The Malaysian currency is expected to remain weak due to potential outflow of foreign capital due to the volatility caused by the Eurozone crisis, said RHB Research Institute today.
The research house said that the ringgit depreciated by 4.6 per cent against the US dollar in May as compared with a gain of 1.1 per cent in April in line with a drop in foreign exchange reserves as investors turned risk averse and reduced their exposure to Asian assets.
Malaysia’s foreign exchange reserves declined by US$0.1 billion or RM0.3 billion in the second half of May to US$136 billion (RM417 billion), after growing by US$0.2 billion or RM0.6 billion in the first half of May.
“In the short term, we expect the ringgit to remain weak given the high foreign holding of MGS (Malaysian Government Securities) and money market funds in the country,” said RHB.
It added that any sharp reversal of short term capital could cause ringgit to weaken further, although without the outflow of short-term capital, it is fundamentally supported at around RM3.00/US$ due to a sustained large current account surplus in the country’s balance of payments.

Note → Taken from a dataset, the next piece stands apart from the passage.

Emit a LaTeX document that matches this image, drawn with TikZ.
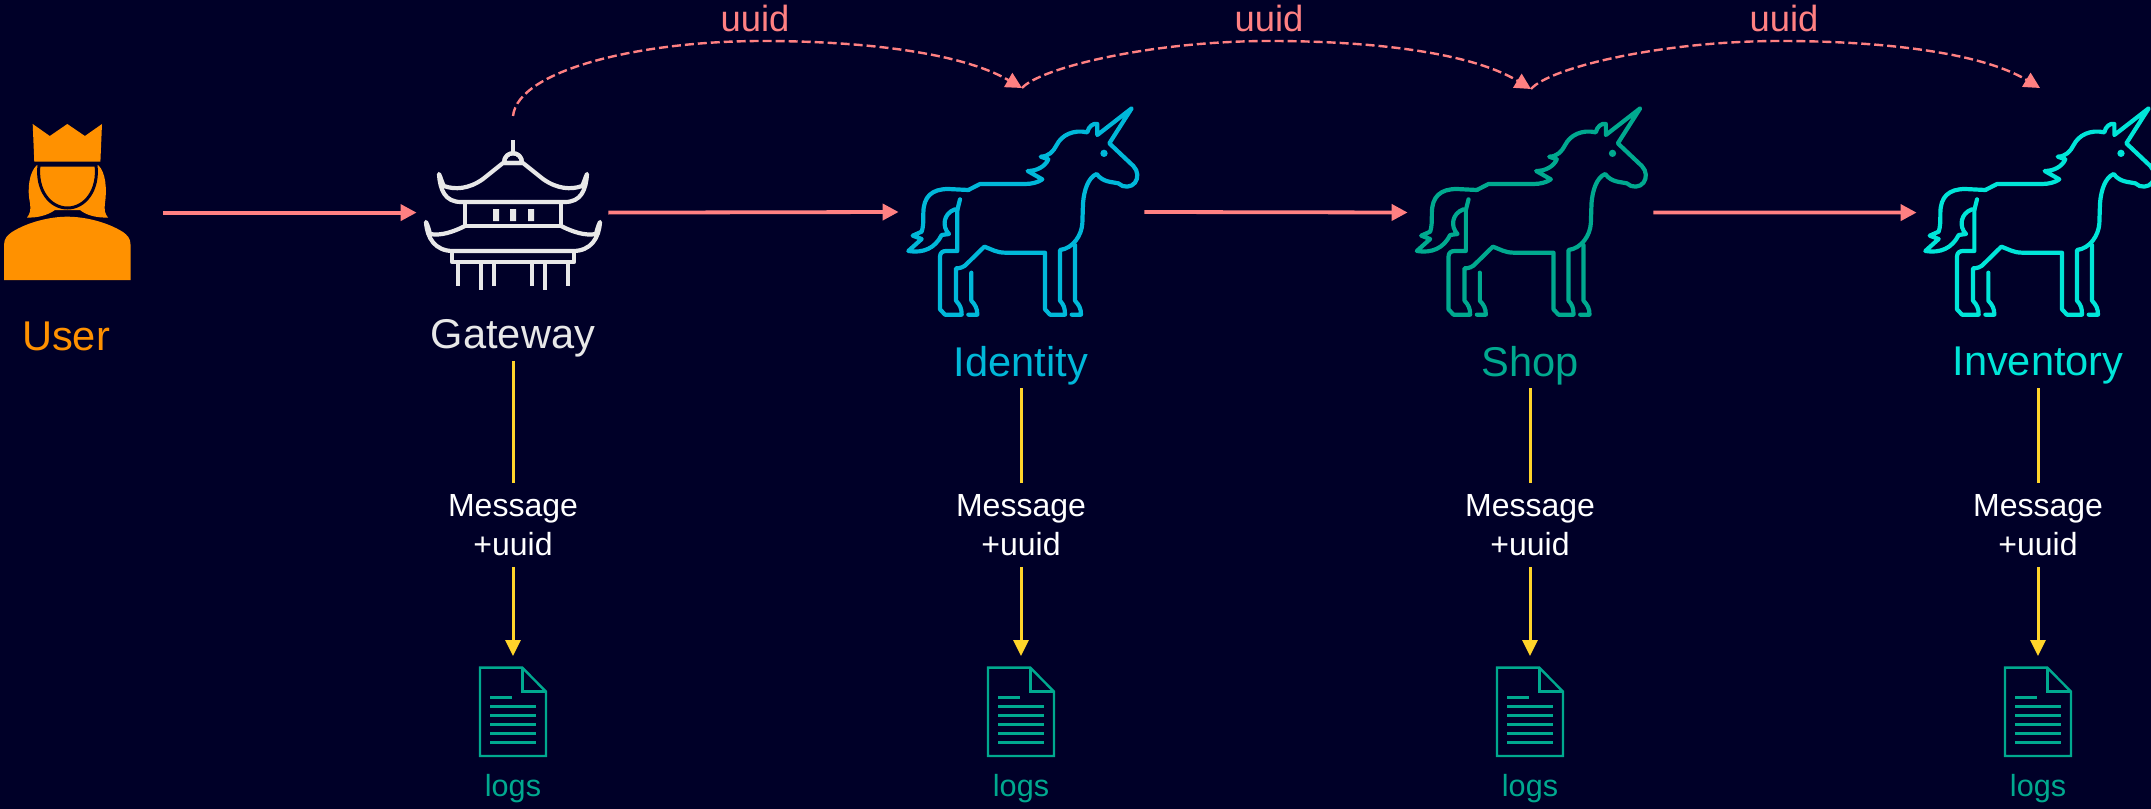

The ringgit managed to appreciate slightly against the US dollar in the first week of June however in tandem with other regional currencies. It rose 0.4 per cent against the US dollar as compared with the Singapore dollar, Indonesian rupiah and Thai baht which rose 0.8 per cent, 0.6 per cent and 1.1 per cent respectively.
RHB said that the drop in foreign exchange was due to outflow of foreign portfolio funds but was mitigated to some extent by the repatriation of export proceeds by Malaysian companies.
The ringgit rose slightly today against the US dollar, edging up to 3.16 from 3.17 yesterday.